Each of these will help you evaluate whether BigQuery is the right fit for your organization.


A Practical Next Step

If you’re trying to connect all of this to your own business, the question isn’t:

“Should we use BigQuery?”

It’s:

“Where is our current data setup slowing us down?”

Understanding that gap is where real transformation starts.

If you want to explore how modern data platforms are being implemented in real-world scenarios, you can take a closer look at how Info Services approaches data and analytics on Google Cloud:

FAQs

1. What is BigQuery used for in real business scenarios?

BigQuery is used to analyze large volumes of data for insights like customer behavior, sales trends, and operational performance. It helps teams move from static reports to real-time decision-making. Most commonly, it powers dashboards, analytics, and data-driven strategies.


2. Is BigQuery expensive or cost-effective?

BigQuery follows a pay-per-query model, so costs depend on how efficiently it’s used. It can be cost-effective for scalable analytics, but unoptimized queries may increase spend. Managing data structure and query usage is key to controlling costs.


3. When should you not use BigQuery?

BigQuery may not be ideal for small datasets or transactional applications that need frequent updates. It is designed for large-scale analytics rather than operational workloads. For simpler use cases, lighter tools may be more efficient.


4. How fast is BigQuery compared to traditional databases?

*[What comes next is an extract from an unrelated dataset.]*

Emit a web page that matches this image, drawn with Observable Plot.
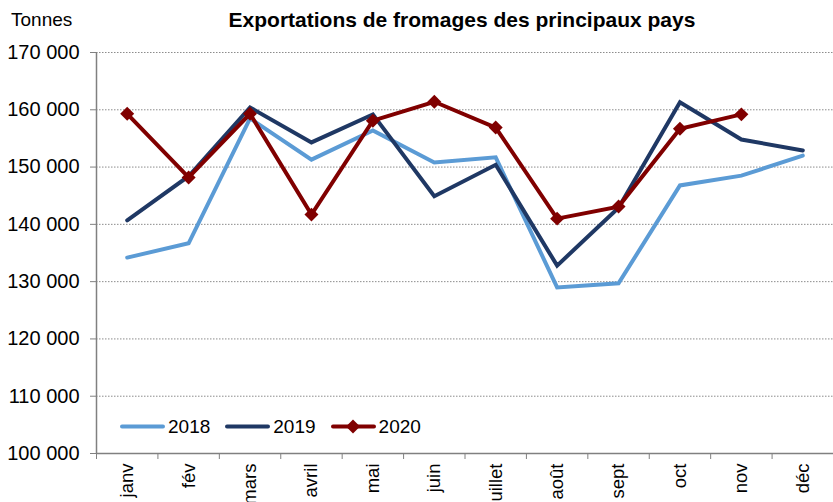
<!DOCTYPE html>
<html>
<head>
<meta charset="utf-8">
<script src="https://cdn.jsdelivr.net/npm/d3@7"></script>
<script src="https://cdn.jsdelivr.net/npm/@observablehq/plot@0.6"></script>
<style>
  html, body { margin: 0; padding: 0; background: #fff; }
  #wrap { position: relative; width: 833px; height: 502px; overflow: hidden; font-family: "Liberation Sans", Arial, sans-serif; }
  #wrap > svg { position: absolute; left: 0; top: 0; }
  .ttl { position: absolute; top: 9px; left: 0; width: 924px; text-align: center; font-weight: bold; font-size: 21px; line-height: 21px; }
  .unit { position: absolute; top: 10px; left: 11px; font-size: 19px; line-height: 19px; }
  .legend { position: absolute; top: 417px; left: 120px; display: flex; gap: 15px; font-size: 19px; line-height: 19px; }
  .legend .it { display: flex; align-items: center; gap: 3px; }
</style>
</head>
<body>
<div id="wrap">
  <div class="unit">Tonnes</div>
  <div class="ttl">Exportations de fromages des principaux pays</div>
</div>
<script>
const months = ["janv","fév","mars","avril","mai","juin","juillet","août","sept","oct","nov","déc"];
const years = ["2018","2019","2020"];
const v2018 = [134200,136700,158500,151300,156400,150800,151700,129000,129700,146800,148500,152000];
const v2019 = [140700,148400,160400,154300,159200,144900,150400,132800,142900,161300,154800,152900];
const v2020 = [159300,148200,159300,141700,158100,161400,156900,141000,143100,156700,159200];
const yTicks = [100000,110000,120000,130000,140000,150000,160000,170000];
const colors = {"2018":"#5B9BD5","2019":"#1F3864","2020":"#800000"};

const series = {"2018": v2018, "2019": v2019, "2020": v2020};
const data = years.flatMap(y => series[y].map((v, i) => ({year: y, i: i + 0.5, month: months[i], value: v})));
const fmt = d => d3.format(",")(d).replace(/,/g, "\u00a0");

const chart = Plot.plot({
  width: 833,
  height: 502,
  marginTop: 52,
  marginBottom: 49,
  marginLeft: 96,
  marginRight: 0,
  style: {fontFamily: "'Liberation Sans', Arial, sans-serif", background: "white"},
  x: {domain: [0, 12], axis: null, label: null},
  y: {domain: [100000, 170000], axis: null, label: null},
  marks: [
    Plot.gridY(yTicks.slice(1), {stroke: "#8c8c8c", strokeOpacity: 1, strokeDasharray: "1.5,1.5", strokeWidth: 1}),
    Plot.axisY(yTicks, {label: null, tickSize: 6, tickPadding: 11, tickFormat: fmt, fontSize: 20, stroke: "#808080", fill: "black"}),
    Plot.axisX(d3.range(0, 13), {label: null, tickSize: 6, tickFormat: () => "", stroke: "#808080"}),
    Plot.axisX(months.map((m, i) => i + 0.5), {label: null, tickSize: 0, tickPadding: 10, tickRotate: -90, tickFormat: d => months[Math.floor(d)], fontSize: 18.5, fill: "black"}),
    Plot.ruleY([100000], {stroke: "#808080", strokeWidth: 1.5}),
    Plot.ruleX([0], {stroke: "#808080", strokeWidth: 1.5}),
    Plot.line(data, {x: "i", y: "value", z: "year", stroke: d => colors[d.year], strokeWidth: 4, strokeLinejoin: "miter", strokeMiterlimit: 3}),
    Plot.dot(data.filter(d => d.year === "2020"), {x: "i", y: "value", symbol: "diamond2", r: 6.3, fill: colors["2020"], stroke: "none"})
  ]
});
const wrap = document.getElementById("wrap");
wrap.insertBefore(chart, wrap.firstChild);

// legend
const leg = document.createElement("div");
leg.className = "legend";
years.forEach(y => {
  const it = document.createElement("div");
  it.className = "it";
  const diamond = y === "2020" ? `<path d="M22 0.5 L29 7.5 L22 14.5 L15 7.5 Z" fill="${colors[y]}"/>` : "";
  it.innerHTML = `<svg width="45" height="15"><line x1="2" x2="43" y1="7.5" y2="7.5" stroke="${colors[y]}" stroke-width="4" stroke-linecap="round"/>${diamond}</svg><span>${y}</span>`;
  leg.appendChild(it);
});
wrap.appendChild(leg);
</script>
</body>
</html>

BigQuery is much faster for large datasets because it processes queries in parallel across distributed systems. It can analyze terabytes of data in seconds, unlike traditional systems that process sequentially. Performance still depends on how well queries are optimized.


5. Can BigQuery support real-time analytics?

BigQuery supports near real-time data through streaming, making data available for analysis within seconds. It works well for dashboards, monitoring, and event-based insights. However, it is optimized for fast analytics, not real-time transaction processing.